THE PROBLEM:
Give every line from the entries that contains "with".

DATA ENTRIES:
- - -

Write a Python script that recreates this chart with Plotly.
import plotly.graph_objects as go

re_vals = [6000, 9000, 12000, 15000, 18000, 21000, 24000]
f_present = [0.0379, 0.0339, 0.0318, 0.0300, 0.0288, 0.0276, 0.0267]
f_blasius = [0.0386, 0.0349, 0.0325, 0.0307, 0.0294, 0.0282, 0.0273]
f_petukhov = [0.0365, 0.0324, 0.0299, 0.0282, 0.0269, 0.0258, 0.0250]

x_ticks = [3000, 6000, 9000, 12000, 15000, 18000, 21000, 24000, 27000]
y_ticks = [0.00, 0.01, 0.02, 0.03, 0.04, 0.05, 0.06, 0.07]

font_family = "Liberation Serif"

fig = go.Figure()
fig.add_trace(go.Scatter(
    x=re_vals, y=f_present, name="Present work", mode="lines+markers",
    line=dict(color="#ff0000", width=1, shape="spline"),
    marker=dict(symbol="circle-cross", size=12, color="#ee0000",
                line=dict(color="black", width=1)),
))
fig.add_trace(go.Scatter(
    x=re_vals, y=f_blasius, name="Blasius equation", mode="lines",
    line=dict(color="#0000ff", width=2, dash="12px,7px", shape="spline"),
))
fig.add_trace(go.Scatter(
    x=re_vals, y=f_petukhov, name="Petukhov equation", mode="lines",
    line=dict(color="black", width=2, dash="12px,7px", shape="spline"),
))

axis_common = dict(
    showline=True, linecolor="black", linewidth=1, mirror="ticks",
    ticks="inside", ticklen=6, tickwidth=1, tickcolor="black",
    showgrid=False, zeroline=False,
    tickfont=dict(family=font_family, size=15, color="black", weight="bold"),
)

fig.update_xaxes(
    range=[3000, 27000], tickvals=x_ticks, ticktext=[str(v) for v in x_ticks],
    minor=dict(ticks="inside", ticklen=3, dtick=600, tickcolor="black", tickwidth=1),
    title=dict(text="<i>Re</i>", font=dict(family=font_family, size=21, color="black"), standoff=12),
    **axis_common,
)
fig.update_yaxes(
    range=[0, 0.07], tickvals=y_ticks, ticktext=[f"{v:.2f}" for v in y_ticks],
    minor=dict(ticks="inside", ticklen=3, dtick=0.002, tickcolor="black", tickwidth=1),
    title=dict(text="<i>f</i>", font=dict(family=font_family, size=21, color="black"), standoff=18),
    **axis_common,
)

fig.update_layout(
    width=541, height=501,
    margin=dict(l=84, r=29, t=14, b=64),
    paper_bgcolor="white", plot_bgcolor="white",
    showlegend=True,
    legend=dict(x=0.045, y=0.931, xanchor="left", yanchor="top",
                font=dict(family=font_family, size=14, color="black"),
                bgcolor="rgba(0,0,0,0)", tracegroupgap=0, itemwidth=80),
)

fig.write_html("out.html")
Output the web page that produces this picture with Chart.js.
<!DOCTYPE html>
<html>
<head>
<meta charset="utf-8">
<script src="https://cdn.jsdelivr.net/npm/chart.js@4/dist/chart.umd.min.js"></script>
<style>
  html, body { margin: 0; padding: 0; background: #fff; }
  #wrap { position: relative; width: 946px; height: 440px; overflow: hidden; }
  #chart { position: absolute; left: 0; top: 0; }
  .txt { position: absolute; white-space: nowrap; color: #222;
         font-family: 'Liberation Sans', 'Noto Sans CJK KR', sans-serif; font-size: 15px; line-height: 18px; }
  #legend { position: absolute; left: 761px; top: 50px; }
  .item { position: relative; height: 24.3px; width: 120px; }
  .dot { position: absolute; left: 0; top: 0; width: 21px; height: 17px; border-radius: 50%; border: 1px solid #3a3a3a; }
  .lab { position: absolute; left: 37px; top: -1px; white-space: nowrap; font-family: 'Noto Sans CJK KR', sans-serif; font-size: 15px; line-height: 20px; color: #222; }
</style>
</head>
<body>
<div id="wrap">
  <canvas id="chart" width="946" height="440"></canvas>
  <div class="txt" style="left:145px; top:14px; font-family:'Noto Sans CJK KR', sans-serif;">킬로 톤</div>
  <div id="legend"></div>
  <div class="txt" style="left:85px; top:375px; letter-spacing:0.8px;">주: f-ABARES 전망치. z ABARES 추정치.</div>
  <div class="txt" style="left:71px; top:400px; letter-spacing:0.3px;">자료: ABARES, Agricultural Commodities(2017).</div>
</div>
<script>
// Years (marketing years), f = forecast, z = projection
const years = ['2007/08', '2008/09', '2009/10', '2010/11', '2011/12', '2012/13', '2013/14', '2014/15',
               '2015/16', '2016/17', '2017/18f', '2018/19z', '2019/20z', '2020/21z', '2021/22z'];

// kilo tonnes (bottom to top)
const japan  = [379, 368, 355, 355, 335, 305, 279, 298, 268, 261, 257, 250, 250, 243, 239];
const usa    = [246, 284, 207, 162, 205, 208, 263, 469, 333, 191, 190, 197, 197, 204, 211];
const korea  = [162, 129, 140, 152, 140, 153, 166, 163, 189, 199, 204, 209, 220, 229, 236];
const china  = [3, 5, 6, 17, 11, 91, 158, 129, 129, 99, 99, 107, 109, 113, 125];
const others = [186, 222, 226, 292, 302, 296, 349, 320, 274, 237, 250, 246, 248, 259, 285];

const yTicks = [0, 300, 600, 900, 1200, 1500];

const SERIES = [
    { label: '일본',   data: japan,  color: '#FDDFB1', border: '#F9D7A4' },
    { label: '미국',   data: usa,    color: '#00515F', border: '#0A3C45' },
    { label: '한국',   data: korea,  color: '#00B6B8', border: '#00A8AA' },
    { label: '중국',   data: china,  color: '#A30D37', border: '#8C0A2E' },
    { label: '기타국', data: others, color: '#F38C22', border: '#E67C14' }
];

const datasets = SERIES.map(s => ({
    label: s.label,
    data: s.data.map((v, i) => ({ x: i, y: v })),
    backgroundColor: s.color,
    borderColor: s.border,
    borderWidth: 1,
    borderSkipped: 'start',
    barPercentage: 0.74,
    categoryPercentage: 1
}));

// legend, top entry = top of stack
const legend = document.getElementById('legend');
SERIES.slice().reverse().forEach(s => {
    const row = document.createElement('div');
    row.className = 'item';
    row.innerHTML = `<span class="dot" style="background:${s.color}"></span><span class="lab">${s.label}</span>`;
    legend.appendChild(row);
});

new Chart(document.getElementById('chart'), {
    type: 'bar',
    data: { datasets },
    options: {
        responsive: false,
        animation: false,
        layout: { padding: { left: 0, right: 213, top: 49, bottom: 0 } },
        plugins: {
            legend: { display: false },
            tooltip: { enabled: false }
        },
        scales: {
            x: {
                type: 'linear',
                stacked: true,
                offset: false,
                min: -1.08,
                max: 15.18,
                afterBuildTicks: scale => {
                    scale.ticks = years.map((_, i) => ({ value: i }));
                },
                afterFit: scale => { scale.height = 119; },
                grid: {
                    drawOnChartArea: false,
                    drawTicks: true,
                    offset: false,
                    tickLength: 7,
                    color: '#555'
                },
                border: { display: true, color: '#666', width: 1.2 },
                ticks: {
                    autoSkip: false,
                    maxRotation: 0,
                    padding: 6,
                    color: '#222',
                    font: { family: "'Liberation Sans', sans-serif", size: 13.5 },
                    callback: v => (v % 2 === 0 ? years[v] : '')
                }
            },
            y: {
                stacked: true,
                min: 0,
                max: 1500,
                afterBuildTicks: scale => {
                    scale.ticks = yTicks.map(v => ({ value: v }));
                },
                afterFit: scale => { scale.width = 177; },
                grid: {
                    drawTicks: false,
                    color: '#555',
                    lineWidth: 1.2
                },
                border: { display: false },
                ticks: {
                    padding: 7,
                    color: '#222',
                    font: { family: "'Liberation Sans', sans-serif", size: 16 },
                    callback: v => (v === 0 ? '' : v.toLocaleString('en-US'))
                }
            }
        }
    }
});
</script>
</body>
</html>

- - -

SOLUTION TO THE PROBLEM:
Write a Python script that recreates this chart with Plotly.
Output the web page that produces this picture with Chart.js.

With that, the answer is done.